A few days later, James was receiving updates from his wife throughout his shift about the pain she was experiencing. He clocked out and began to leave the worksite. The supervisor stopped him, and James explained that his wife was having health complications related to the pregnancy and that he needed to leave. The supervisor informed James that, if he left, it would be considered job abandonment.
James left. The next day, the doctors determined that the pregnancy was in such a dangerous state that the baby had to be delivered immediately, two and a half months early.
After the baby was born, James applied for and received paid parental leave. When he submitted FMLA paperwork for additional leave, however, he was informed that he was under investigation for job abandonment. James was terminated.
He sued, asserting interference and retaliation in violation of the FMLA. FedEx moved for summary judgment and the district court granted the motion.
The federal appellate panel reversed in part.
An eligible employee is not required to mention the FMLA when giving notice, the Eleventh Circuit noted, and once an employer knows that an employee’s leave may qualify for FMLA, the employer is obligated to evaluate whether the requested absence does, in fact, qualify for FMLA protection. The employer must also provide notice to the employee of their eligibility for and rights under the FMLA within five business days, absent extenuating circumstances.
The district court faulted James for not showing that FedEx’s actions prevented him from driving his wife to doctor’s appointments or caring for her in an emergency, but clarified that James argued the prejudice he suffered was not the missed appointments—it was being fired from his job as a direct result of leaving after completing his shift to care for his wife.
“James offers enough evidence to create a genuine dispute of material fact as to whether his wife needed care, a qualifying reason for leave under the FMLA, and that FedEx had notice,” the court wrote. “Had James used his FMLA leave to which he was entitled, to get home to his wife rather than working overtime, he would not have been fired for failing to work overtime.”

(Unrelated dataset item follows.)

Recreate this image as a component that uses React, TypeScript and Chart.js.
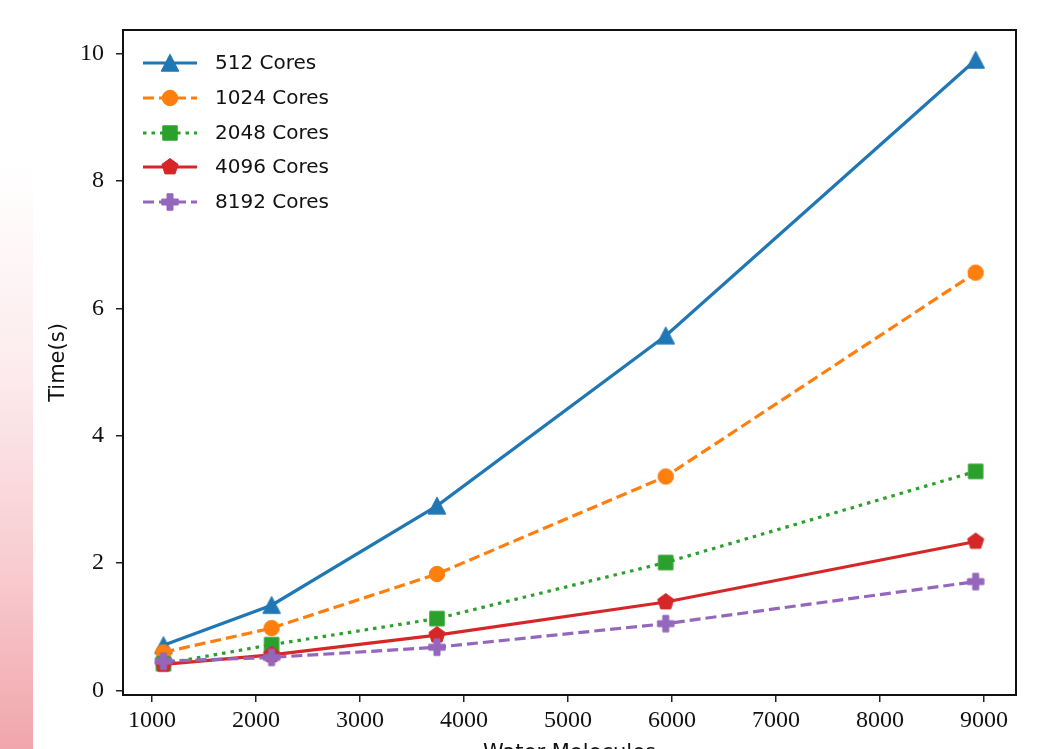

While FedEx countered that James was fired for failing to check in with a supervisor and not for refusing to work overtime, the court found that the employer’s own communications undermined the argument, and an issue of fact remained.
“[A] reasonable jury could find that James was reprimanded, and ultimately fired, not for failing to check in, but for refusing to work overtime and complete ‘additional assignments,’” the court said. “Had James used the intermittent FMLA leave that he was entitled to so that he could care for his wife’s pregnancy complications, he would not have been fired for refusing to work overtime.”
The court affirmed summary judgment in favor of FedEx on James’ retaliation claim, however, holding that James failed to show a causal connection between his FMLA-protected activity and the adverse employment actions.
To read the opinion in James v. FedEx Freight, Inc., click .
Why it matters: The Eleventh Circuit’s decision provides an important reminder to employers of the obligation to inform employees of their FMLA rights. Once an employer knows that an employee’s leave may qualify for FMLA, the employer is obligated to evaluate whether the requested absence does qualify for FMLA protection, the court wrote. Employers must also provide notice to the employee of their eligibility for and rights under the FMLA within five business days, absent extenuating circumstances.